The Networked Election

American voters have selected a new president, who will be sworn in early next year. In addition to Barack Obama, I can identify another big winner in this year’s election: networks.

Although the use of the Internet as a means for reaching voters and raising money had been seen in prior U.S. elections — take Howard Dean’s “Deaniacs” in 2004, for instance — it played a prominent role in many campaigns this year. Here’s how a few candidates made waves on the Web.

Obama’s Social Network

Although his first forays into social networks were somewhat ham-fisted, Obama leveraged this new medium to great effect as he used his profiles on MySpace and Facebook as virtual meeting places for young people. While virtually all candidates did this, perhaps none did it as well as Obama.

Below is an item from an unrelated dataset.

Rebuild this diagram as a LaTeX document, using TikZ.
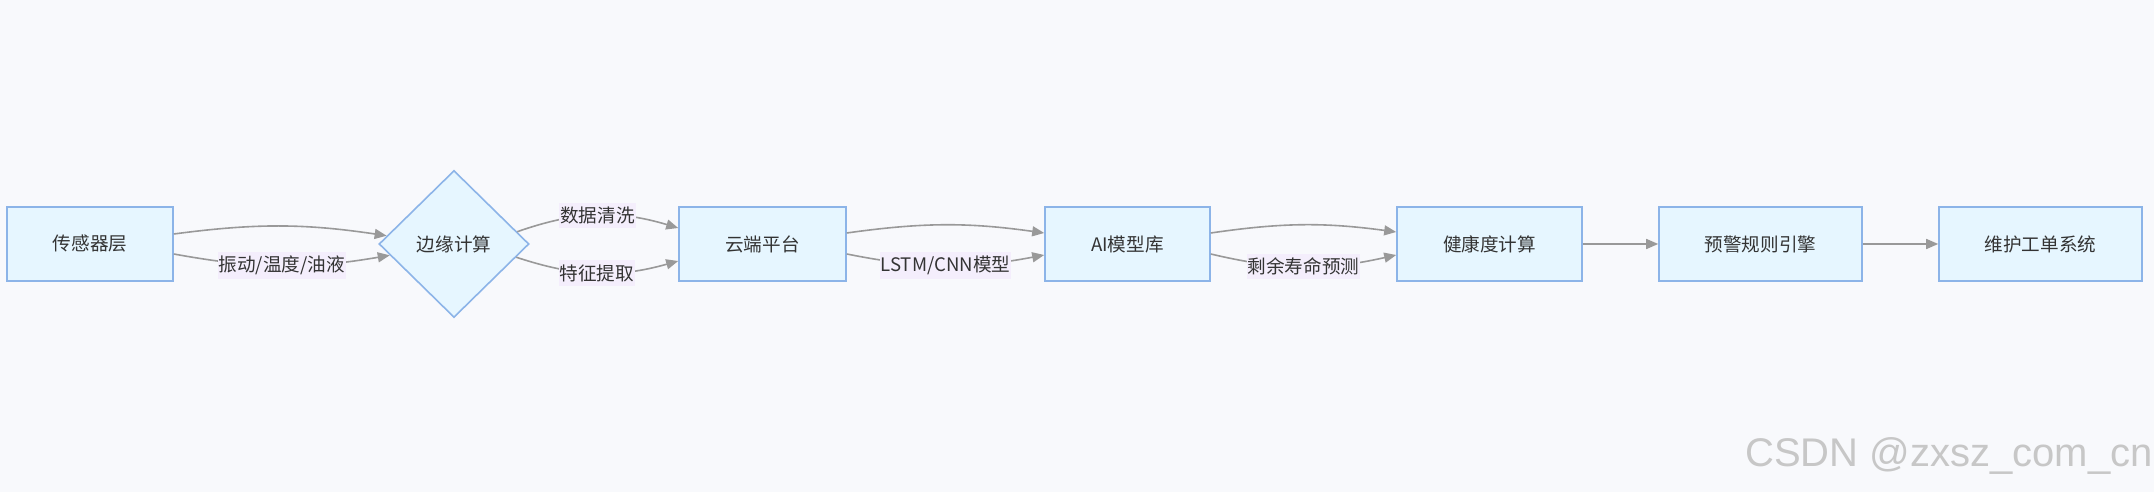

Certainly, none collected as many “friends” — Obama has more than 800,000 on MySpace — and his Facebook page is as good a place to find information on his campaign as his official Web site. And regardless of the outcome, the unprecedented number of young voters who participated in this election undoubtedly was due in part to social networks.

McCain and the RNC’s Open-Source Platform

Meanwhile, Republican presidential candidate John McCain was maligned — perhaps unfairly — for his apparent unfamiliarity with e-mail. However, McCain and the GOP did have at least one interesting and fairly unique way to get supporters to participate in the campaign on the Web.